Pursuant to 29 CFR 90.18(c), reconsideration may be granted under
the following circumstances:
(1) If it appears on the basis of facts not previously considered
that the determination complained of was erroneous;
(2) If it appears that the determination complained of was based on
a mistake in the determination of facts not previously considered; or
(3) If in the opinion of the Certifying Officer, a
misinterpretation of facts or of the law justified reconsideration of
the decision.
The petition for the workers of the Baxter Corporation, Shelby,
North Carolina engaged in production of jacquard textile harnesses was
denied because the ``contributed importantly'' group eligibility
requirement of section 222 of the Trade Act of 1974, as amended, was
not met, nor was there a shift in production from that firm to a
foreign country in 2004, 2005 or January through July 2006. The
``contributed importantly'' test is generally demonstrated through a
survey of the workers' firm's customers. The survey revealed no imports
of jacquard textile harnesses during the relevant period. The subject
firm did not import jacquard textile harnesses nor did it shift
production to a foreign country during the relevant period.
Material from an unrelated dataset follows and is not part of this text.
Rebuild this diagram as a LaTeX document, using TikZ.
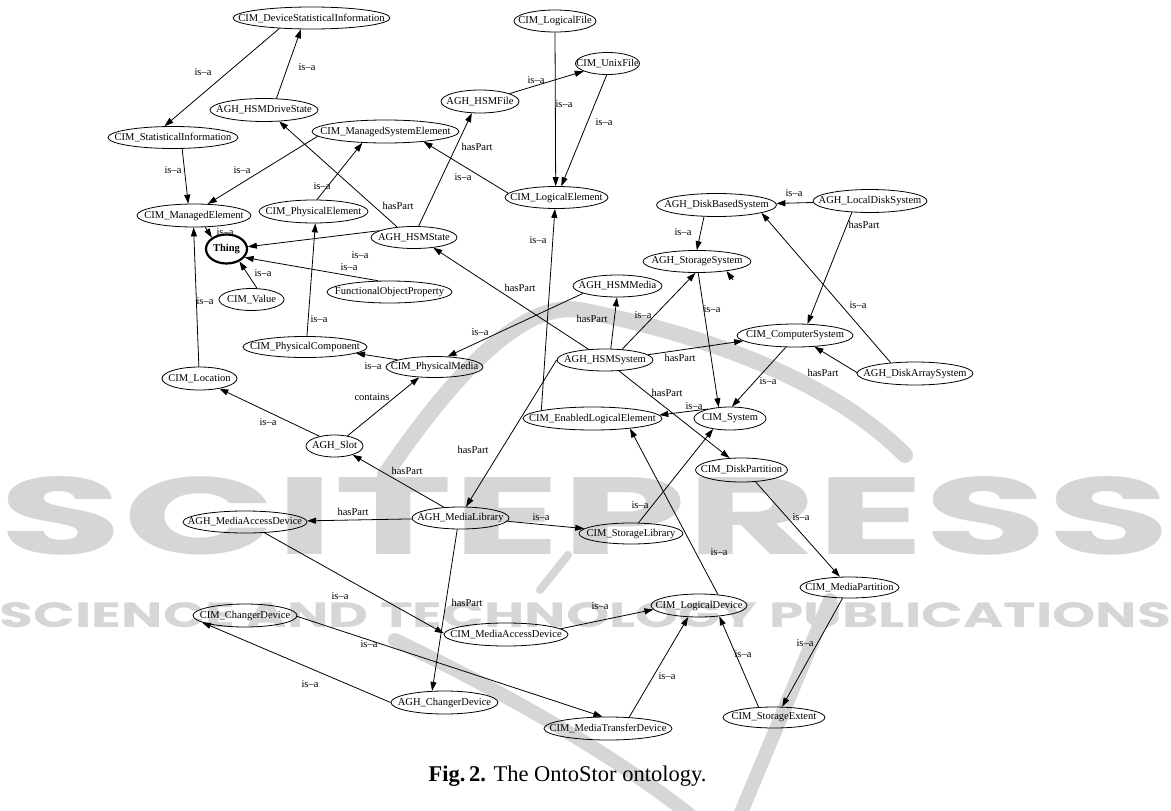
\documentclass[tikz,border=0pt]{standalone}
\usepackage{fontspec}
\usepackage{graphicx}
\setmainfont{Liberation Serif}
\newfontfamily\wmfont{Poppins}
\usetikzlibrary{shapes.geometric,arrows.meta}
\newcommand\entfont{\fontsize{10.5}{12}\selectfont}
\definecolor{wm}{gray}{0.84}
\tikzset{
  ent/.style={draw, ellipse, inner sep=0pt, line width=0.8pt, font=\entfont},
  lbl/.style={font=\entfont, inner sep=0pt},
  conn/.style={line width=0.8pt, -{Triangle[length=9pt,width=6pt]}},
  wmline/.style={draw=wm, line width=14pt, line cap=round}
}
\newcommand\ent[6]{\node[ent, minimum width=#4pt, minimum height=#5pt] (#1) at (#2,#3) {\makebox[0pt]{#6}};}
\begin{document}
\begin{tikzpicture}[x=1pt,y=-1pt]
\useasboundingbox (0,0) rectangle (1171,811);
% watermark
\draw[wmline, line width=16pt] (385,475) .. controls (450,380) and (520,300) .. (580,310) .. controls (680,330) and (820,370) .. (905,455);
\draw[wmline, line width=8pt] (540,590) -- (568,555);
\draw[wmline] (395,640) .. controls (520,700) and (620,760) .. (690,815);
\draw[wmline] (830,600) -- (740,815);
\node[text=wm, inner sep=0pt] (wm1) at (585.5,516) {\resizebox{1171pt}{78pt}{\wmfont\bfseries SCITEPRESS}};
\node[text=wm, inner sep=0pt] (wm2) at (585.5,615.5) {\resizebox{1171pt}{25pt}{\wmfont\bfseries SCIENCE AND TECHNOLOGY PUBLICATIONS}};
% nodes
\ent{DSI}{311.5}{18}{157}{22}{CIM\_DeviceStatisticalInformation}
\ent{HDS}{264}{110}{108}{23}{AGH\_HSMDriveState}
\ent{SI}{173}{137.5}{130}{22}{CIM\_StatisticalInformation}
\ent{MSE}{385.5}{131.5}{147}{23}{CIM\_ManagedSystemElement}
\ent{ME}{194}{215.5}{114}{23}{CIM\_ManagedElement}
\ent{PE}{313.5}{211.5}{109}{23}{CIM\_PhysicalElement}
\node[ent, line width=2.2pt, minimum width=41pt, minimum height=29pt, font=\entfont\bfseries] (Thing) at (226.5,249) {\makebox[0pt]{Thing}};
\ent{HST}{414}{237.5}{86}{22}{AGH\_HSMState}
\ent{Val}{251.5}{299.5}{65}{22}{CIM\_Value}
\ent{FOP}{389.5}{292}{125}{22}{FunctionalObjectProperty}
\ent{LF}{555}{21}{82}{22}{CIM\_LogicalFile}
\ent{UF}{607.5}{63.5}{64}{22}{CIM\_UnixFile}
\ent{HFile}{480}{101.5}{78}{23}{AGH\_HSMFile}
\ent{LE}{556.5}{197.5}{103}{22}{CIM\_LogicalElement}
\ent{DBS}{716.5}{205}{120}{23}{AGH\_DiskBasedSystem}
\ent{LDS}{870}{201}{114}{23}{AGH\_LocalDiskSystem}
\ent{SS}{697}{261.5}{108}{22}{AGH\_StorageSystem}
\ent{HMedia}{617.5}{286}{89}{22}{AGH\_HSMMedia}
\ent{CS}{795}{335.5}{116}{23}{CIM\_ComputerSystem}
\ent{HSys}{605}{360}{96}{22}{AGH\_HSMSystem}
\ent{PC}{305}{347}{124}{21}{CIM\_PhysicalComponent}
\ent{PM}{434.5}{367}{97}{21}{CIM\_PhysicalMedia}
\ent{Loc}{199.5}{378.5}{75}{23}{CIM\_Location}
\ent{DAS}{915}{373.5}{116}{23}{AGH\_DiskArraySystem}
\ent{ELE}{592.5}{418.5}{139}{23}{CIM\_EnabledLogicalElement}
\ent{Sys}{730}{418.5}{72}{23}{CIM\_System}
\ent{Slot}{334.5}{446}{57}{22}{AGH\_Slot}
\ent{DP}{741.5}{470}{92}{24}{CIM\_DiskPartition}
\ent{AMAD}{245}{522}{124}{22}{AGH\_MediaAccessDevice}
\ent{ML}{460.5}{518}{97}{22}{AGH\_MediaLibrary}
\ent{SL}{631}{533.5}{104}{21}{CIM\_StorageLibrary}
\ent{MP}{849.5}{587.5}{99}{21}{CIM\_MediaPartition}
\ent{LD}{699}{605.5}{96}{23}{CIM\_LogicalDevice}
\ent{CCD}{245}{615.5}{104}{23}{CIM\_ChangerDevice}
\ent{CMAD}{506}{634.5}{124}{23}{CIM\_MediaAccessDevice}
\ent{ACD}{444.5}{702.5}{107}{23}{AGH\_ChangerDevice}
\ent{MTD}{608}{728.5}{128}{23}{CIM\_MediaTransferDevice}
\ent{SE}{774}{717.5}{102}{21}{CIM\_StorageExtent}
% connectors
\draw[conn] (DSI.198) -- (SI.127);
\draw[conn] (HDS.43) -- (DSI.227);
\draw[conn] (SI.309) -- (ME.116);
\draw[conn] (MSE.184) -- (ME.40);
\draw[conn] (PE.74) -- (MSE.206);
\draw[conn] (HST.148) -- (HDS.323);
\draw[conn] (HST.68) -- (HFile.235);
\draw[conn] (ME.314) -- (Thing.142);
\draw[conn] (HST.169) -- (Thing.6);
\draw[conn] (Val.64) -- (Thing.316);
\draw[conn] (FOP.135) -- (Thing.335);
\draw[conn] (Loc.93) -- (ME.268);
\draw[conn] (PC.80) -- (PE.279);
\draw[conn] (PM.169) -- (PC.353);
\draw[conn] (HMedia.192) -- (PM.39);
\draw[conn] (Slot.147) -- (Loc.333);
\draw[conn] (Slot.38) -- (PM.214);
\draw[conn] (ML.147) -- (Slot.334);
\draw[conn] (HSys.180) -- (ML.64);
\draw[conn] (HSys.147) -- (HST.332);
\draw[conn] (HSys.63) -- (HMedia.267);
\draw[conn] (HSys.32) -- (SS.262);
\draw[conn] (HSys.7) -- (CS.186);
\draw[conn] (HSys.322) -- (DP.135);
\draw[conn] (ELE.171) -- (LE.262);
\draw[conn] (LE.175) -- (MSE.345);
\draw[conn] (LF.270) -- (LE.94);
\draw[conn] (UF.266) -- (LE.67);
\draw[conn] (HFile.15) -- (UF.198);
\draw[conn] (LDS) -- (DBS);
\draw[conn] (LDS.212) -- (CS.43);
\draw[conn] (DAS.156) -- (DBS.350);
\draw[conn] (DAS.179) -- (CS.330);
\draw[conn] (DBS.223) -- (SS.91);
\draw[conn] (SS.276) -- (Sys.135);
\draw[conn] (CS.232) -- (Sys.81);
\draw[conn] (Sys.157) -- (ELE.3);
\coordinate (ssx) at (733,280);
\draw[conn] (ssx) -- (SS.342);
\draw[conn] (SL.55) -- (Sys.212);
\draw[conn] (ML.356) -- (SL.174);
\draw[conn] (ML) -- (AMAD);
\draw[conn] (ML.254) -- (ACD.137);
\draw[conn] (AMAD.331) -- (CMAD.179);
\draw[conn] (CMAD.6) -- (LD.185);
\draw[conn] (ACD.180) -- (CCD.189);
\draw[conn] (CCD.359) -- (MTD.115);
\draw[conn] (MTD.28) -- (LD.227);
\draw[conn] (SE.146) -- (LD.332);
\draw[conn] (LD.30) -- (ELE.345);
\draw[conn] (DP.320) -- (MP.132);
\draw[conn] (MP.237) -- (SE.53);
% labels
\node[lbl] (l1) at (203,72) {is--a};
\node[lbl] (l2) at (307,67) {is--a};
\node[lbl] (l3) at (173,170) {is--a};
\node[lbl] (l4) at (242,170) {is--a};
\node[lbl] (l5) at (322,186) {is--a};
\node[lbl] (l6) at (398,206) {hasPart};
\node[lbl] (l7) at (477,147) {hasPart};
\node[lbl] (l8) at (225,232) {is--a};
\node[lbl] (l9) at (360,255) {is--a};
\node[lbl] (l10) at (263,273) {is--a};
\node[lbl] (l11) at (349,267) {is--a};
\node[lbl] (l12) at (205,301) {is--a};
\node[lbl] (l13) at (319,319) {is--a};
\node[lbl] (l14) at (373,366) {is--a};
\node[lbl] (l15) at (480,332) {is--a};
\node[lbl] (l16) at (268,422) {is--a};
\node[lbl] (l17) at (372,397) {contains};
\node[lbl] (l18) at (407,471) {hasPart};
\node[lbl] (l19) at (473,450) {hasPart};
\node[lbl] (l20) at (520,288) {hasPart};
\node[lbl] (l21) at (592,319) {hasPart};
\node[lbl] (l22) at (643,315) {is--a};
\node[lbl] (l23) at (680,358) {hasPart};
\node[lbl] (l24) at (667,393) {hasPart};
\node[lbl] (l25) at (538,240) {is--a};
\node[lbl] (l26) at (463,177) {is--a};
\node[lbl] (l27) at (564,104) {is--a};
\node[lbl] (l28) at (604,122) {is--a};
\node[lbl] (l29) at (536,80) {is--a};
\node[lbl] (l30) at (794,193) {is--a};
\node[lbl] (l31) at (864,225) {hasPart};
\node[lbl] (l32) at (858,305) {is--a};
\node[lbl] (l33) at (823,373) {hasPart};
\node[lbl] (l34) at (683,232) {is--a};
\node[lbl] (l35) at (712,309) {is--a};
\node[lbl] (l36) at (768,381) {is--a};
\node[lbl] (l37) at (694,406) {is--a};
\node[lbl] (l39) at (640,505) {is--a};
\node[lbl] (l40) at (541,517) {is--a};
\node[lbl] (l41) at (353,512) {hasPart};
\node[lbl] (l42) at (467,603) {hasPart};
\node[lbl] (l43) at (340,596) {is--a};
\node[lbl] (l44) at (600,606) {is--a};
\node[lbl] (l45) at (310,684) {is--a};
\node[lbl] (l46) at (369,644) {is--a};
\node[lbl] (l47) at (667,676) {is--a};
\node[lbl] (l48) at (743,654) {is--a};
\node[lbl] (l49) at (719,552) {is--a};
\node[lbl] (l50) at (801,517) {is--a};
\node[lbl] (l51) at (805,643) {is--a};
% caption
\node[anchor=base, inner sep=0pt, font=\fontsize{22.5}{26}\selectfont] (cap) at (567.5,781) {\textbf{Fig.\,2.} The OntoStor ontology.};
\end{tikzpicture}
\end{document}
The petitioner states that the affected workers lost their jobs as
a direct result of a loss of customers in the textile industry. The
petitioner alleges that major declining customers of the subject firm
were negatively impacted by increased imports of various textiles, thus
they decreased their purchases of jacquard textile harnesses from the
Baxter Corporation, Shelby, North Carolina. The petitioner also states
that several of the subject firm's customers were certified eligible
for TAA based on an increase in imports of various textile products.
The petitioner concludes that because sales and production of jacquard
textile harnesses at the subject firm have been negatively impacted by
increasing presence of foreign imports of textile products on the
market, workers of the subject firm should be eligible for TAA.
In order to establish import impact, the Department must consider
imports that are like or directly competitive with those produced at
the subject firm. The Department conducted a survey of the subject
firm's major declining customers regarding their purchases of jacquard
textile harnesses. The survey revealed that the declining customers did
not increase their imports of jacquard textile harnesses during the
relevant period.
Imports of textiles cannot be considered like or directly
competitive with jacquard textile harnesses produced by Baxter
Corporation, Shelby, North Carolina and imports of textiles are not
relevant in this investigation.
The fact that subject firm's customers shifted their production
abroad or were import impacted is relevant to this investigation if
determining whether workers of the subject firm are eligible for TAA
based on the secondary upstream supplier of trade certified primary
firm impact. For certification on the basis of the workers' firm being
a secondary upstream supplier, the subject firm must produce a
component part of the article that was the basis for the customers' TAA
certification.
In this case, however, the subject firm does not act as an upstream
supplier, because jacquard textile harnesses do not form a component
part of various fabrics, yarn and other textile products. Thus the
subject firm workers are not eligible under secondary impact.
Conclusion
After review of the application and investigative findings, I
conclude that there has been no error or misinterpretation of the law
or of the facts which would justify reconsideration of the Department
of Labor's prior decision. Accordingly, the application is denied.
Signed at Washington, DC, day 5th of October, 2006.
Elliott S. Kushner,
Certifying Officer, Division of Trade Adjustment Assistance.